The deficit of $485.2 billion through December is more than four times the $108.8 billion in red ink recorded during the year-ago period.
Meanwhile, the $40.4 billion trade deficit in November was the smallest monthly gap since November 2003. If left the trade deficit for the year running at an annual rate of $688.2 billion, down slightly from last year's $700.3 billion, which had marked the first drop after five consecutive years of record imbalances.
Analysts are predicting the trade deficit for all of 2009 will be less than half of this year's imbalance, reflecting the U.S. recession, which has cut import demand for merchandise and energy products, and helped to dampen oil prices after they hit a record high of $147 per barrel last July.
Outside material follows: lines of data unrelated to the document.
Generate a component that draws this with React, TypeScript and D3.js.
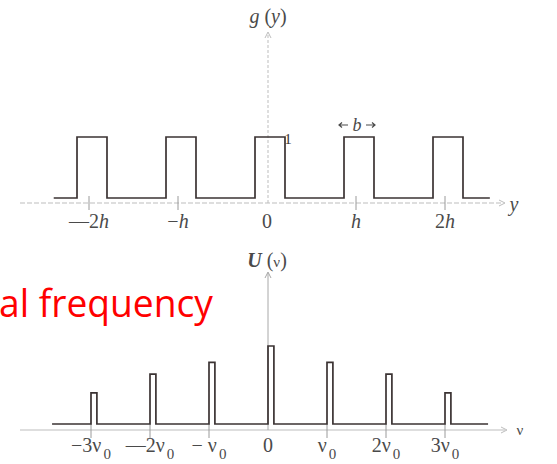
import React from "react";
import * as d3 from "d3";

// Square-wave grating g(y): pulse centres in units of the period h, pulse width b (in h)
const gratingCentres = [-2, -1, 0, 1, 2];
const pulseWidth = 0.337;
const gratingSpan = [-2.43, 2.47];
const gratingTicks = [-2, -1, 0, 1, 2];
const gratingTickLabels = ["—2", "−", "0", "", "2"];
const gratingTickItalic = ["h", "h", "", "h", "h"];

// Spectrum U(ν): harmonic order and relative amplitude
const harmonics = [-3, -2, -1, 0, 1, 2, 3];
const amplitudes = [0.4, 0.64, 0.79, 1.0, 0.79, 0.64, 0.4];
const spikeWidth = 0.1;
const spectrumSpan = [-3.66, 3.73];
const spectrumTickMain = ["−3ν", "—2ν", "− ν", "0", "ν", "2ν", "3ν"];
const spectrumTickSub = ["0", "0", "0", "", "0", "0", "0"];

const W = 557;
const H = 464;
const ink = "#3b3333";
const axisGrey = "#bdbdbd";
const textGrey = "#4a4a4a";
const serif = "'Liberation Serif', 'DejaVu Serif', serif";

export default function App() {
  // ---- top panel scales
  const xTop = d3.scaleLinear().domain([-3, 3]).range([270 - 267, 270 + 267]);
  const yTop = d3.scaleLinear().domain([0, 1]).range([198, 137]);
  const topAxisY = 203;

  const gratingPts: [number, number][] = [[gratingSpan[0], 0]];
  gratingCentres.forEach((c) => {
    gratingPts.push([c - pulseWidth / 2, 0]);
    gratingPts.push([c - pulseWidth / 2, 1]);
    gratingPts.push([c + pulseWidth / 2, 1]);
    gratingPts.push([c + pulseWidth / 2, 0]);
  });
  gratingPts.push([gratingSpan[1], 0]);
  const topLine = d3
    .line<[number, number]>()
    .x((d) => xTop(d[0]))
    .y((d) => yTop(d[1]));

  // ---- bottom panel scales
  const xBot = d3.scaleLinear().domain([-4, 4]).range([268 - 236, 268 + 236]);
  const yBot = d3.scaleLinear().domain([0, 1]).range([424, 346]);
  const botAxisY = 430;

  const spectrumPts: [number, number][] = [[spectrumSpan[0], 0]];
  harmonics.forEach((n, i) => {
    spectrumPts.push([n, 0]);
    spectrumPts.push([n, amplitudes[i]]);
    spectrumPts.push([n + spikeWidth, amplitudes[i]]);
    spectrumPts.push([n + spikeWidth, 0]);
  });
  spectrumPts.push([spectrumSpan[1], 0]);
  const botLine = d3
    .line<[number, number]>()
    .x((d) => xBot(d[0]))
    .y((d) => yBot(d[1]));

  const x0Top = xTop(0) - 2;
  const x0Bot = xBot(0);

  const chevronRight = (x: number, y: number) =>
    `M${x - 6},${y - 3}L${x},${y}L${x - 6},${y + 3}`;
  const chevronUp = (x: number, y: number) =>
    `M${x - 3},${y + 6}L${x},${y}L${x + 3},${y + 6}`;

  const bMid = xTop(1) - 1;

  return (
    <svg
      width={W}
      height={H}
      style={{ position: "absolute", left: 0, top: 0, background: "#fff" }}
    >
      {/* ===== g(y) panel ===== */}
      <line x1={20} x2={503} y1={topAxisY} y2={topAxisY} stroke={axisGrey} strokeWidth={1} strokeDasharray="5,2" />
      <path d={chevronRight(505, topAxisY)} fill="none" stroke={axisGrey} strokeWidth={1} />
      <line x1={x0Top} x2={x0Top} y1={topAxisY} y2={33} stroke={axisGrey} strokeWidth={1} strokeDasharray="3,2" />
      <path d={chevronUp(x0Top, 32)} fill="none" stroke={axisGrey} strokeWidth={1} />
      <text x={514} y={211} fontFamily={serif} fontStyle="italic" fontSize={20} fill={textGrey} textAnchor="middle">y</text>
      <text x={x0Top} y={23} fontFamily={serif} fontSize={20} fill={textGrey} textAnchor="middle">
        <tspan fontStyle="italic">g</tspan> (<tspan fontStyle="italic">y</tspan>)
      </text>

      {gratingTicks.map((t, i) => (
        <g key={`gt${i}`}>
          {t !== 0 && (
            <line x1={xTop(t) - 3} x2={xTop(t) - 3} y1={196} y2={210} stroke="#9a9a9a" strokeWidth={1} />
          )}
          <text x={xTop(t) - 3} y={228} fontFamily={serif} fontSize={20} fill={textGrey} textAnchor="middle">
            {gratingTickLabels[i]}
            <tspan fontStyle="italic">{gratingTickItalic[i]}</tspan>
          </text>
        </g>
      ))}

      <path d={topLine(gratingPts) ?? ""} fill="none" stroke={ink} strokeWidth={1.7} strokeLinejoin="miter" />
      <text x={xTop(pulseWidth / 2) + 3} y={yTop(1) + 7} fontFamily={serif} fontSize={15} fill={ink} textAnchor="middle">1</text>

      {/* width marker b */}
      <path d={`M${bMid - 19},125H${bMid - 10}M${bMid - 16},122.5L${bMid - 19},125L${bMid - 16},127.5`} fill="none" stroke={textGrey} strokeWidth={1.2} />
      <path d={`M${bMid + 8},125H${bMid + 17}M${bMid + 14},122.5L${bMid + 17},125L${bMid + 14},127.5`} fill="none" stroke={textGrey} strokeWidth={1.2} />
      <text x={bMid - 1} y={131} fontFamily={serif} fontStyle="italic" fontSize={18} fill={textGrey} textAnchor="middle">b</text>

      {/* ===== U(ν) panel ===== */}
      <text x={-1} y={317} fontFamily="'Open Sans', 'Noto Sans', sans-serif" fontSize={38} textLength={214} lengthAdjust="spacingAndGlyphs" fill="#ff0000">al frequency</text>

      <line x1={20} x2={505} y1={botAxisY} y2={botAxisY} stroke={axisGrey} strokeWidth={1} />
      <path d={chevronRight(507, botAxisY)} fill="none" stroke={axisGrey} strokeWidth={1} />
      <line x1={x0Bot} x2={x0Bot} y1={botAxisY} y2={273} stroke="#a8a8a8" strokeWidth={1} />
      <path d={chevronUp(x0Bot, 272)} fill="none" stroke="#a8a8a8" strokeWidth={1} />
      <text x={520} y={435} fontFamily={serif} fontSize={15} fill={textGrey} textAnchor="middle">ν</text>
      <text x={267} y={267} fontFamily={serif} fontSize={20} fill={textGrey} textAnchor="middle">
        <tspan fontStyle="italic" fontWeight="bold">U</tspan> (<tspan fontSize={15}>ν</tspan>)
      </text>

      {harmonics.map((n, i) => (
        <g key={`st${i}`}>
          {n !== 0 && (
            <line x1={xBot(n)} x2={xBot(n)} y1={424} y2={438} stroke="#9a9a9a" strokeWidth={1} />
          )}
          <text x={xBot(n)} y={452} fontFamily={serif} fontSize={20} fill={textGrey} textAnchor="middle">
            {spectrumTickMain[i]}
            <tspan fontSize={15} dy={7} dx={2}>{spectrumTickSub[i]}</tspan>
          </text>
        </g>
      ))}

      <path d={botLine(spectrumPts) ?? ""} fill="none" stroke={ink} strokeWidth={1.7} strokeLinejoin="miter" />
    </svg>
  );
}
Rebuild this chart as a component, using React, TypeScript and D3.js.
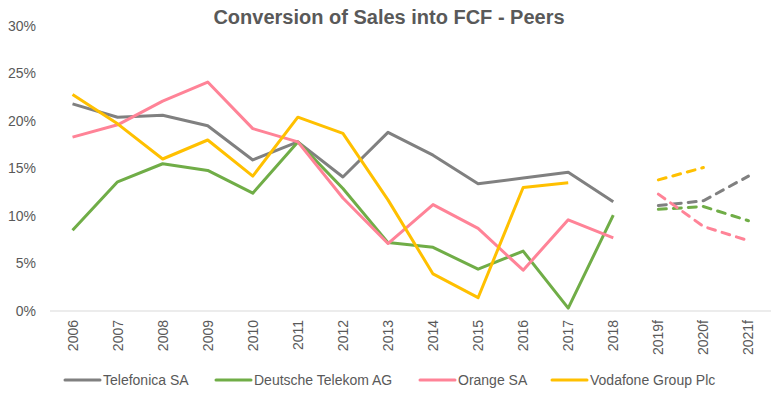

For November, imports fell by 12 percent to $183.2 billion, the lowest level in 2 1/2 years. The huge decline was led by the largest-ever drop in crude oil, reflecting a record fall in the average price of a barrel of crude. Total petroleum imports were down 36.5 percent to $23.6 billion.
American manufacturers are facing not only slumping demand at home but also around the world as the global economy falls into recession.
Alcoa Inc., the world's third largest aluminum company, reported late Monday that it lost $1.19 billion during the fourth quarter of last year as demand for aluminum plunged. Pittsburgh-based Alcoa last week announced plans to lay off about 13 percent of its global work force by the end of this year.
For November, exports of goods and services dropped by 5.9 percent to $142.8 billion, the smallest level in 14 months. This reflected big declines in sales of American farm products, autos and heavy machinery.
Aircraft manufacturer Boeing Co. announced last week that it planned to cut about 3 percent of its work force as the weakening global economy has cut into demand for new orders for jetliners, and Caterpillar Inc. said last month that it planned to cut executive pay by up to 50 percent in 2009 because of weakening global demand.